One of Business professor Henry Mintzberg's major arguments is that MBA's have cultivated the next generation of business leaders into thinking that they are the indispensible ingredient in business success. In combination with the business press, which breathlessly (well, maybe a little less breathlessly, after Enron and Worldcom) waits for business leaders to work magical turnarounds, and single-handedly create profits out of thin air.
It is ludicrous when you think about it. Many headlines of business turnarounds, or good results in general attribute the success entirely to the CEO, the leader, or the management group - ignoring the complex interrelated efforts of the company's diverse and numerous employees, not to mention prevailing economic conditions, and, Mintzberg adds...luck. Mintzberg is a bit unfair, since, just as the praise is unfair for results executives aren't entirely responsible so too are corporate disasters often not directly attributable to management failure of some kind. Economic conditions, consumer confidence declines, strikes, or unforeseen fiscal problems can wreck a company's prospects as surely as management incompetence.

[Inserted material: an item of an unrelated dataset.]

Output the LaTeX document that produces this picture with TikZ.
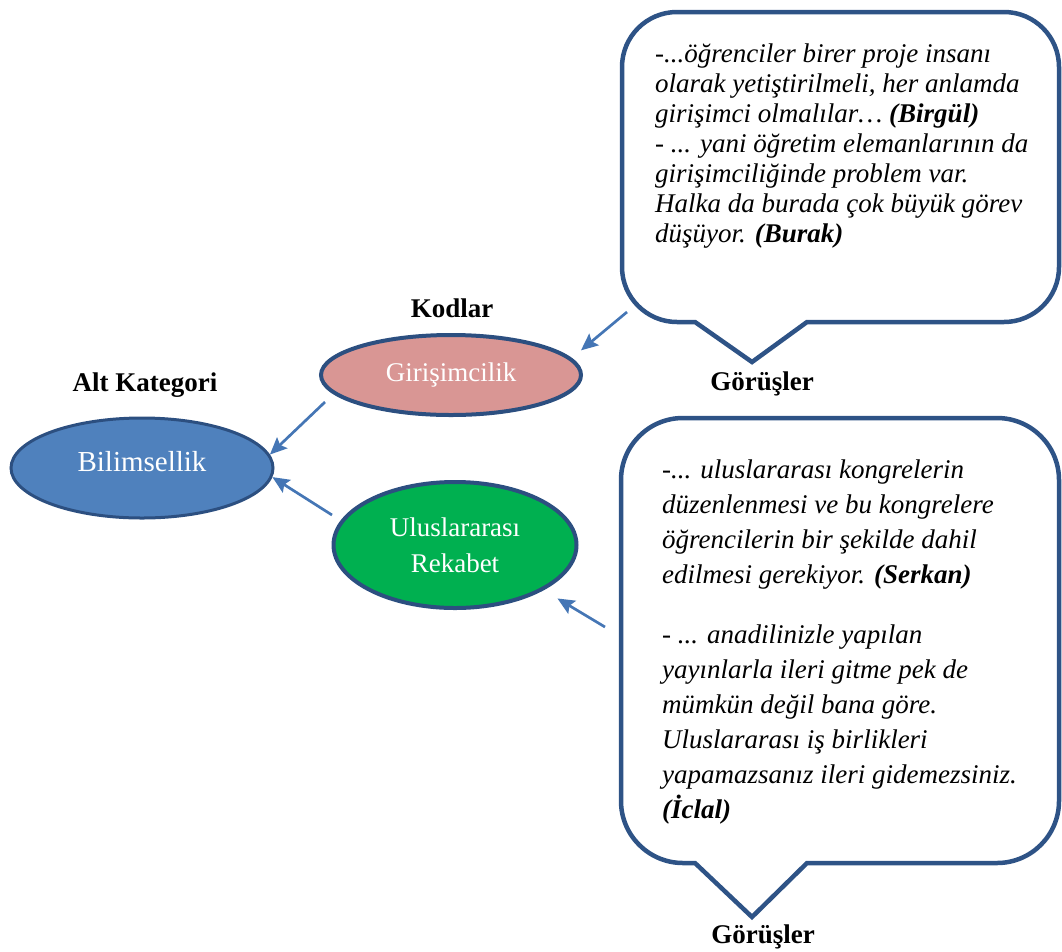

Mintzberg is undoubtedly drawing from, and perhaps part of, the anti-leadership school of management thinking - the notion that leadership isn't all that its cracked up to be. In actual fact, I think Mintzberg is a proponent of leadership, just not the glamorized, artificial kind that makes the front covers of the business press (not that all business media are at fault...just any article that begins with...when x took over from y at company c, it was on the verge of chapter 11, and then in 60 days, miraculous results....)
So yes, Quiet Leadership is what Mintzberg proposes as a replacement for Ken Lay style corporate white-knight-ism. Leadership which creates lasting enduring change and real results lasting far beyond a leader's tenure. As Mintzberg notes, the best measure of a leader's stewardship is to look at how a company is doing a decade after they left the helm. Its an interesting point. It isn't likely to mesh particularly well with an equity sector that places such tremendous pressure on short-term earnings targets, but it's a much-needed recommendation.
To go back to my own management education so far, I think it has in fact changed since Mintzberg's crusade against glamorized celebrity leaders. Many courses emphasize the ability to make decisions based on as much practical evidence as possible, analyzing a wide variety of factors in making decisions and broadening knowledge of the different kinds of operating environments, goals and strategy needed to at different times and by different businesses. However, the courses on managing people - human resources - have emphasized that creating an artificial and self-serving leadership cult is unlikely to motivate people, create job satisfaction or boost productivity. It helps to have visionary leadership, and having identified organizational goals is crucial, but people need recognition and inclusion in the organizational direction. They shouldn't perceive themselves as extraneous to the CEO's personal quest to deliver results. Ultimately, whether a person attempts to create lasting change, or practice quiet leadership depends on the latitude they have in their managerial role, and on the goals of the organization itself.
Some organizations prosper because of glamorized, celebrity leadership. Richard Branson, where would Virgin be without you? Of course, Branson's celebrity coincides with an industry-leading faith in the people he appoints to manage his divisions. It may not be quiet leadership, but it works.